*** DATA ROWS ***

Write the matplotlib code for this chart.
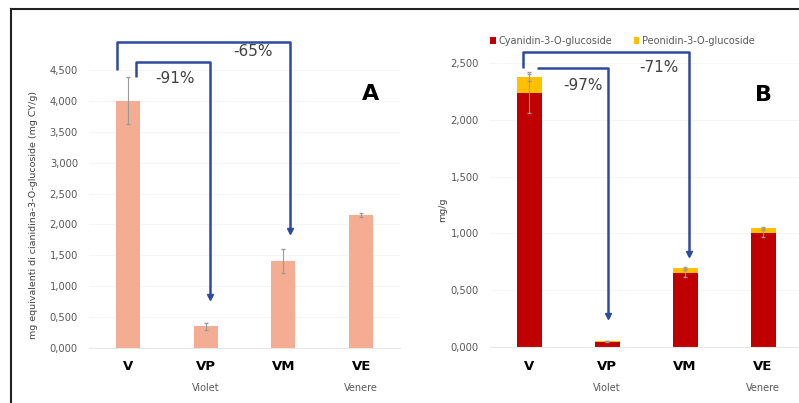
import matplotlib
matplotlib.use("Agg")
import matplotlib.pyplot as plt
import matplotlib.transforms as mtransforms
from matplotlib.lines import Line2D
from matplotlib.ticker import FuncFormatter
import numpy as np

plt.rcParams['font.family'] = ['DejaVu Sans']

categories = ["V", "VP", "VM", "VE"]
groups = {"Violet": 1, "Venere": 3}

# Panel A: total anthocyanins (mg CY/g)
a_values = [4.00, 0.35, 1.41, 2.15]
a_errors = [0.38, 0.06, 0.20, 0.03]

# Panel B: individual anthocyanins (mg/g)
b_cyanidin = [2.24, 0.045, 0.65, 1.00]
b_peonidin = [0.135, 0.010, 0.045, 0.05]
b_cy_err = [0.18, 0.005, 0.03, 0.03]
b_pe_err = [0.03, 0.002, 0.01, 0.01]

a_labels = ["-91%", "-65%"]
b_labels = ["-97%", "-71%"]

W, H = 799, 403
fig = plt.figure(figsize=(W / 100, H / 100), dpi=100)

def px_axes(l, r, top, bottom):
    return fig.add_axes([l / W, 1 - bottom / H, (r - l) / W, (bottom - top) / H])

salmon = "#F4AC92"
red = "#C00000"
yellow = "#FFC000"
blue = "#2E4B9B"
gray_txt = "#595959"

fmt = FuncFormatter(lambda v, p: f"{v:.3f}".replace(".", ","))

def style(ax, ymax, step, xmax=3.5):
    ax.set_xlim(-0.5, xmax)
    ax.set_ylim(0, ymax)
    ax.set_yticks(np.arange(0, ymax + 1e-9, step))
    ax.yaxis.set_major_formatter(fmt)
    for s in ["top", "right", "left"]:
        ax.spines[s].set_visible(False)
    ax.spines["bottom"].set_color("#E8E8E8")
    ax.tick_params(axis="both", length=0)
    ax.tick_params(axis="y", labelsize=7.2, labelcolor=gray_txt, pad=8)
    ax.set_xticks(range(len(categories)))
    ax.set_xticklabels(categories, fontsize=9.5, fontweight="bold")
    ax.tick_params(axis="x", pad=9)
    ax.grid(axis="y", color="#F5F5F5", lw=0.8)
    ax.set_axisbelow(True)
    ax.patch.set_alpha(0)
    tr = mtransforms.blended_transform_factory(ax.transData, fig.transFigure)
    for name, xi in groups.items():
        fig.text(xi, 1 - 388 / H, name, transform=tr, ha="center", va="center",
                 fontsize=7, color=gray_txt)

def bracket(ax, x0, y0, ytop, x1, yend, label, lx, ly):
    ax.plot([x0, x0, x1, x1], [y0, ytop, ytop, yend + 0.03 * ax.get_ylim()[1]],
            color=blue, lw=1.8, clip_on=False, solid_capstyle="butt", zorder=5)
    ax.plot([x1], [yend + 0.02 * ax.get_ylim()[1]], marker="v", color=blue, ms=5,
            clip_on=False, zorder=5)
    ax.text(lx, ly, label, fontsize=11, color="#404040", ha="center", va="center")

x = np.arange(len(categories))

# ---------- Panel A ----------
axA = px_axes(89.1, 400, 70, 348)
style(axA, 4.5, 0.5)
axA.bar(x, a_values, width=0.31, color=salmon, zorder=2)
axA.errorbar(x, a_values, yerr=a_errors, fmt="none", ecolor="#9A9A9A", elinewidth=0.8,
             capsize=1.2, zorder=3)
fig.text(34 / W, 1 - 215 / H, "mg equivalenti di cianidina-3-O-glucoside (mg CY/g)",
         rotation=90, ha="center", va="center", fontsize=6.8, color="#404040")
bracket(axA, -0.14, 4.50, 4.95, 2.08, 1.80, a_labels[1], 1.61, 4.80)
bracket(axA, 0.10, 4.38, 4.63, 1.06, 0.73, a_labels[0], 0.60, 4.37)
axA.text(3.12, 4.11, "A", fontsize=16, fontweight="bold", ha="center", va="center")

# ---------- Panel B ----------
axB = px_axes(490, 799, 63, 347)
style(axB, 2.5, 0.5, xmax=3.46)
axB.bar(x, b_cyanidin, width=0.32, color=red, zorder=2, label="Cyanidin-3-O-glucoside")
axB.bar(x, b_peonidin, bottom=b_cyanidin, width=0.32, color=yellow, zorder=2,
        label="Peonidin-3-O-glucoside")
axB.errorbar(x, b_cyanidin, yerr=b_cy_err, fmt="none", ecolor="#9A9A9A", elinewidth=0.8,
             capsize=1.2, zorder=3)
tot = np.array(b_cyanidin) + np.array(b_peonidin)
axB.errorbar(x, tot, yerr=b_pe_err, fmt="none", ecolor="#9A9A9A", elinewidth=0.8,
             capsize=1.2, zorder=3)
fig.text(443 / W, 1 - 210 / H, "mg/g", rotation=90, ha="center", va="center",
         fontsize=6.8, color="#404040")
bracket(axB, -0.08, 2.456, 2.60, 2.05, 0.766, b_labels[1], 1.66, 2.46)
bracket(axB, 0.10, 2.46, 2.46, 1.01, 0.22, b_labels[0], 0.69, 2.30)
axB.text(3.0, 2.22, "B", fontsize=16, fontweight="bold", ha="center", va="center")
axB.legend(loc="center left", bbox_to_anchor=(481 / W, 1 - 41 / H),
           bbox_transform=fig.transFigure, ncol=2, frameon=False, fontsize=7,
           handlelength=0.6, handleheight=0.6, handletextpad=0.3, columnspacing=2.2,
           labelcolor=gray_txt)

# Frame lines (top and left border)
fig.add_artist(Line2D([11 / W, 1], [1 - 9 / H, 1 - 9 / H], transform=fig.transFigure,
                      color="#222222", lw=1.5))
fig.add_artist(Line2D([11 / W, 11 / W], [0, 1 - 9 / H], transform=fig.transFigure,
                      color="#222222", lw=1.5))

fig.savefig("out.png", dpi=100)
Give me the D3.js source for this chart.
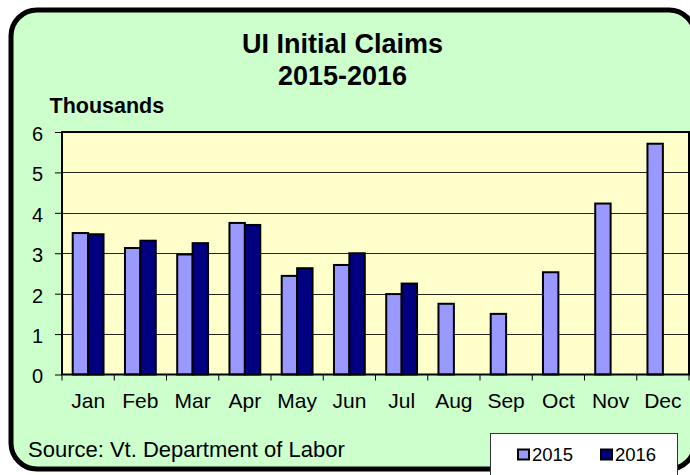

***

PROBLEM DETAILS ▸
Your task is to copy the entries in full and exactly, without any images.

ANSWER IN FULL ▸
Write the matplotlib code for this chart.
import matplotlib
matplotlib.use("Agg")
import matplotlib.pyplot as plt
import matplotlib.transforms as mtransforms
from matplotlib.lines import Line2D
from matplotlib.ticker import FuncFormatter
import numpy as np

plt.rcParams['font.family'] = ['DejaVu Sans']

categories = ["V", "VP", "VM", "VE"]
groups = {"Violet": 1, "Venere": 3}

# Panel A: total anthocyanins (mg CY/g)
a_values = [4.00, 0.35, 1.41, 2.15]
a_errors = [0.38, 0.06, 0.20, 0.03]

# Panel B: individual anthocyanins (mg/g)
b_cyanidin = [2.24, 0.045, 0.65, 1.00]
b_peonidin = [0.135, 0.010, 0.045, 0.05]
b_cy_err = [0.18, 0.005, 0.03, 0.03]
b_pe_err = [0.03, 0.002, 0.01, 0.01]

a_labels = ["-91%", "-65%"]
b_labels = ["-97%", "-71%"]

W, H = 799, 403
fig = plt.figure(figsize=(W / 100, H / 100), dpi=100)

def px_axes(l, r, top, bottom):
    return fig.add_axes([l / W, 1 - bottom / H, (r - l) / W, (bottom - top) / H])

salmon = "#F4AC92"
red = "#C00000"
yellow = "#FFC000"
blue = "#2E4B9B"
gray_txt = "#595959"

fmt = FuncFormatter(lambda v, p: f"{v:.3f}".replace(".", ","))

def style(ax, ymax, step, xmax=3.5):
    ax.set_xlim(-0.5, xmax)
    ax.set_ylim(0, ymax)
    ax.set_yticks(np.arange(0, ymax + 1e-9, step))
    ax.yaxis.set_major_formatter(fmt)
    for s in ["top", "right", "left"]:
        ax.spines[s].set_visible(False)
    ax.spines["bottom"].set_color("#E8E8E8")
    ax.tick_params(axis="both", length=0)
    ax.tick_params(axis="y", labelsize=7.2, labelcolor=gray_txt, pad=8)
    ax.set_xticks(range(len(categories)))
    ax.set_xticklabels(categories, fontsize=9.5, fontweight="bold")
    ax.tick_params(axis="x", pad=9)
    ax.grid(axis="y", color="#F5F5F5", lw=0.8)
    ax.set_axisbelow(True)
    ax.patch.set_alpha(0)
    tr = mtransforms.blended_transform_factory(ax.transData, fig.transFigure)
    for name, xi in groups.items():
        fig.text(xi, 1 - 388 / H, name, transform=tr, ha="center", va="center",
                 fontsize=7, color=gray_txt)

def bracket(ax, x0, y0, ytop, x1, yend, label, lx, ly):
    ax.plot([x0, x0, x1, x1], [y0, ytop, ytop, yend + 0.03 * ax.get_ylim()[1]],
            color=blue, lw=1.8, clip_on=False, solid_capstyle="butt", zorder=5)
    ax.plot([x1], [yend + 0.02 * ax.get_ylim()[1]], marker="v", color=blue, ms=5,
            clip_on=False, zorder=5)
    ax.text(lx, ly, label, fontsize=11, color="#404040", ha="center", va="center")

x = np.arange(len(categories))

# ---------- Panel A ----------
axA = px_axes(89.1, 400, 70, 348)
style(axA, 4.5, 0.5)
axA.bar(x, a_values, width=0.31, color=salmon, zorder=2)
axA.errorbar(x, a_values, yerr=a_errors, fmt="none", ecolor="#9A9A9A", elinewidth=0.8,
             capsize=1.2, zorder=3)
fig.text(34 / W, 1 - 215 / H, "mg equivalenti di cianidina-3-O-glucoside (mg CY/g)",
         rotation=90, ha="center", va="center", fontsize=6.8, color="#404040")
bracket(axA, -0.14, 4.50, 4.95, 2.08, 1.80, a_labels[1], 1.61, 4.80)
bracket(axA, 0.10, 4.38, 4.63, 1.06, 0.73, a_labels[0], 0.60, 4.37)
axA.text(3.12, 4.11, "A", fontsize=16, fontweight="bold", ha="center", va="center")

# ---------- Panel B ----------
axB = px_axes(490, 799, 63, 347)
style(axB, 2.5, 0.5, xmax=3.46)
axB.bar(x, b_cyanidin, width=0.32, color=red, zorder=2, label="Cyanidin-3-O-glucoside")
axB.bar(x, b_peonidin, bottom=b_cyanidin, width=0.32, color=yellow, zorder=2,
        label="Peonidin-3-O-glucoside")
axB.errorbar(x, b_cyanidin, yerr=b_cy_err, fmt="none", ecolor="#9A9A9A", elinewidth=0.8,
             capsize=1.2, zorder=3)
tot = np.array(b_cyanidin) + np.array(b_peonidin)
axB.errorbar(x, tot, yerr=b_pe_err, fmt="none", ecolor="#9A9A9A", elinewidth=0.8,
             capsize=1.2, zorder=3)
fig.text(443 / W, 1 - 210 / H, "mg/g", rotation=90, ha="center", va="center",
         fontsize=6.8, color="#404040")
bracket(axB, -0.08, 2.456, 2.60, 2.05, 0.766, b_labels[1], 1.66, 2.46)
bracket(axB, 0.10, 2.46, 2.46, 1.01, 0.22, b_labels[0], 0.69, 2.30)
axB.text(3.0, 2.22, "B", fontsize=16, fontweight="bold", ha="center", va="center")
axB.legend(loc="center left", bbox_to_anchor=(481 / W, 1 - 41 / H),
           bbox_transform=fig.transFigure, ncol=2, frameon=False, fontsize=7,
           handlelength=0.6, handleheight=0.6, handletextpad=0.3, columnspacing=2.2,
           labelcolor=gray_txt)

# Frame lines (top and left border)
fig.add_artist(Line2D([11 / W, 1], [1 - 9 / H, 1 - 9 / H], transform=fig.transFigure,
                      color="#222222", lw=1.5))
fig.add_artist(Line2D([11 / W, 11 / W], [0, 1 - 9 / H], transform=fig.transFigure,
                      color="#222222", lw=1.5))

fig.savefig("out.png", dpi=100)
Give me the D3.js source for this chart.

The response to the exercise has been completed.